Dynamic equations of steady motion governing the behavior threads over rotating arbitrary-axisymmetric rollers are derived. Various types of boundary conditions resulting in initial value or boundary problems are discussed. Analytical so­lutions for the case of a circular cylinder are found. Two of the integrals obtained are exact. The third one, being a perturbation result, is thus approximate. Com­parisons of results for a circular cylinder with those for tapered and parabolic rollers are made. 1 Introduction Moving threads (strings or tapes) over rotating rollers can be found in many engineering applications, such as textile and magnetic tape recording technologies. In textile plants, threads move at speeds over 50 m/sec from spinning to winding up. Furthermore, a thread may pass over several rollers which change the direction of the thread, the thread enters and leaves a roller tangentially with some inclination. Similarly, in the magnetic tape recording process, a moving tape always executes small lateral motion along a guided roller. In general, the portion of the thread (or tape) in contact with the roller surface does not lie in a plane.

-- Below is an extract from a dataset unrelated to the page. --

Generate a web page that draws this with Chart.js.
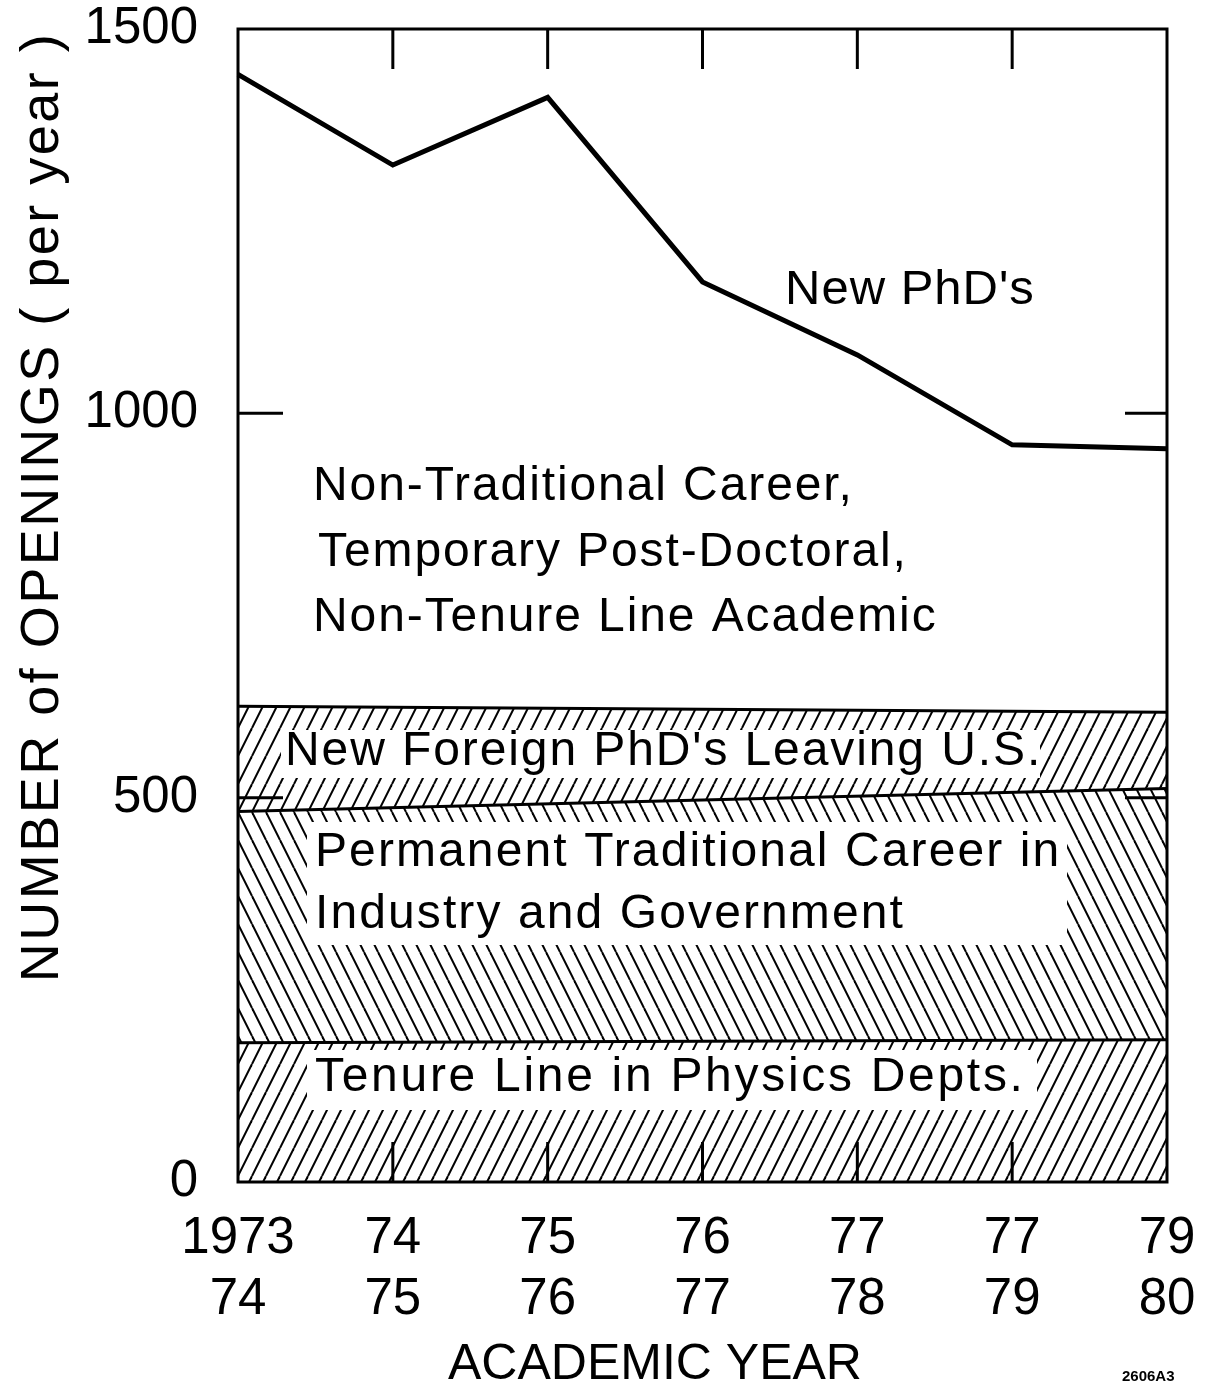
<!DOCTYPE html>
<html>
<head>
<meta charset="utf-8">
<script src="https://cdn.jsdelivr.net/npm/chart.js@4"></script>
<style>
  body { margin: 0; background: #fff; }
  canvas { display: block; }
</style>
</head>
<body>
<canvas id="myChart" width="1207" height="1390"></canvas>
<script>
// academic years, two-line tick labels
var yearsTop = ['1973', '74', '75', '76', '77', '77', '79'];
var yearsBottom = ['74', '75', '76', '77', '78', '79', '80'];
var yTicks = [0, 500, 1000, 1500];

// new PhD's per year
var newPhds = [1441, 1323, 1411, 1171, 1076, 959, 954];
// band tops (straight lines, read at both ends)
var tenureTop = [181, null, null, null, null, null, 185];
var permanentTop = [482, null, null, null, null, null, 512];
var foreignTop = [619, null, null, null, null, null, 611];

var labels = yearsTop.map(function (a, i) { return [a, yearsBottom[i]]; });

var FONT = "'Liberation Sans', Arial, sans-serif";
var canvas = document.getElementById('myChart');
var ctx = canvas.getContext('2d');

function hatch(dir) {
    var c = document.createElement('canvas');
    c.width = 14; c.height = 28;
    var g = c.getContext('2d');
    g.strokeStyle = '#000';
    g.lineWidth = 2;
    [-14, 0, 14].forEach(function (k) {
        g.beginPath();
        if (dir === '/') { g.moveTo(k, 28); g.lineTo(k + 14, 0); }
        else { g.moveTo(k, 0); g.lineTo(k + 14, 28); }
        g.stroke();
    });
    return ctx.createPattern(c, 'repeat');
}

function txt(c, s, x, y, size, spacing) {
    c.font = size + 'px ' + FONT;
    c.letterSpacing = (spacing || 0) + 'px';
    c.fillText(s, x, y);
    c.letterSpacing = '0px';
}

// chart.js adds tick padding to the scale padding, drop it so the plot area stays put
function noScalePadding(s) {
    s.paddingTop = 0; s.paddingBottom = 0; s.paddingLeft = 0; s.paddingRight = 0;
}

var decorations = {
    id: 'decorations',
    afterDatasetsDraw: function (chart) {
        var c = chart.ctx, a = chart.chartArea;
        var xs = chart.scales.x, ys = chart.scales.y;
        c.save();
        // white boxes behind the band labels
        c.fillStyle = '#fff';
        c.fillRect(281, 730, 759, 48);
        c.fillRect(307, 822, 760, 123);
        c.fillRect(307, 1050, 730, 60);

        // frame
        c.strokeStyle = '#000';
        c.lineWidth = 3;
        c.strokeRect(a.left, a.top, a.right - a.left, a.bottom - a.top);

        // inward ticks
        c.beginPath();
        for (var i = 1; i < labels.length - 1; i++) {
            var px = xs.getPixelForValue(i);
            c.moveTo(px, a.top); c.lineTo(px, a.top + 40);
            c.moveTo(px, a.bottom); c.lineTo(px, a.bottom - 40);
        }
        [500, 1000].forEach(function (v) {
            var py = ys.getPixelForValue(v);
            c.moveTo(a.left, py); c.lineTo(a.left + 45, py);
            c.moveTo(a.right, py); c.lineTo(a.right - 42, py);
        });
        c.stroke();

        // labels
        c.fillStyle = '#000';
        c.textBaseline = 'middle';
        c.textAlign = 'left';
        txt(c, "New PhD's", 785, 290, 49, 1);
        txt(c, 'Non-Traditional Career,', 313, 487, 48, 1.9);
        txt(c, 'Temporary Post-Doctoral,', 318, 553, 48, 1.9);
        txt(c, 'Non-Tenure Line Academic', 313, 618, 48, 1.9);
        txt(c, "New Foreign PhD's Leaving U.S.", 285, 752, 48, 1.9);
        txt(c, 'Permanent Traditional Career in', 315, 853, 48, 2.1);
        txt(c, 'Industry and Government', 315, 915, 48, 2.1);
        txt(c, 'Tenure Line in Physics Depts.', 315, 1078, 48, 2.7);
        c.font = 'bold 15px ' + FONT;
        c.fillText('2606A3', 1122, 1377);

        // axis titles
        c.textAlign = 'center';
        txt(c, 'ACADEMIC YEAR', 655, 1365, 50, 0);
        c.translate(43, 507);
        c.rotate(-Math.PI / 2);
        txt(c, 'NUMBER of OPENINGS ( per year )', 0, 0, 54, 2.5);
        c.restore();
    }
};

var chart = new Chart(ctx, {
    type: 'line',
    data: {
        labels: labels,
        datasets: [
            {
                label: 'Tenure Line in Physics Depts.',
                data: tenureTop,
                spanGaps: true,
                fill: 'origin',
                backgroundColor: hatch('/'),
                borderColor: '#000',
                borderWidth: 3,
                pointRadius: 0
            },
            {
                label: 'Permanent Traditional Career',
                data: permanentTop,
                spanGaps: true,
                fill: '-1',
                backgroundColor: hatch('\\'),
                borderColor: '#000',
                borderWidth: 3,
                pointRadius: 0
            },
            {
                label: "New Foreign PhD's Leaving U.S.",
                data: foreignTop,
                spanGaps: true,
                fill: '-1',
                backgroundColor: hatch('/'),
                borderColor: '#000',
                borderWidth: 3,
                pointRadius: 0
            },
            {
                label: "New PhD's",
                data: newPhds,
                fill: false,
                borderColor: '#000',
                borderWidth: 5,
                borderJoinStyle: 'miter',
                pointRadius: 0,
                tension: 0
            }
        ]
    },
    options: {
        responsive: false,
        animation: false,
        layout: { padding: { top: 29, right: 40, bottom: 0, left: 0 } },
        plugins: { legend: { display: false }, tooltip: { enabled: false } },
        scales: {
            x: {
                type: 'category',
                offset: false,
                grid: { display: false, drawTicks: false },
                border: { display: false },
                ticks: {
                    color: '#000',
                    font: { family: FONT, size: 51 },
                    padding: 26,
                    maxRotation: 0,
                    autoSkip: false
                },
                afterFit: function (s) { s.height = 208; noScalePadding(s); }
            },
            y: {
                min: 0,
                max: 1500,
                grid: { display: false, drawTicks: false },
                border: { display: false },
                ticks: {
                    color: '#000',
                    font: { family: FONT, size: 51 },
                    padding: 40,
                    callback: function (v) { return String(v); }
                },
                afterBuildTicks: function (s) {
                    s.ticks = yTicks.map(function (v) { return { value: v }; });
                },
                afterFit: function (s) { s.width = 238; noScalePadding(s); }
            }
        }
    },
    plugins: [decorations]
});
</script>
</body>
</html>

Thus, the equation predicting the tension distribution in a planar thread cannot be applied. A more sophisticated model is required for the prediction of dynamic behavior of the thread over a rotating roller. Dynamic equations governing the behavior of the thread over a rotating circular cylinder were independently derived by Moustafa (1975) and Ono (1979). The following assump­tions were made in the Moustafa's derivation: (a) the motion is steady (i.e., the speed of the thread and the angular speed of the roller are constant); (b) the thread is inextensible and perfectly flexible; (c) there is Coulomb friction between the thread and roller surface with a homogeneous friction coef­ficient; and (d) the thread is in contact with the roller surface and the roller has a constant radius. His derivation ended up with a set of nonlinear ordinary differential equations. The equations were then integrated numerically for cases when the ratio of the thread speed to the tangential component of the roller surface is very close to unity. In the Ono's formulation, he used inhomogeneous friction coefficient in the derivation and ended up with a set of partial differential equations. How-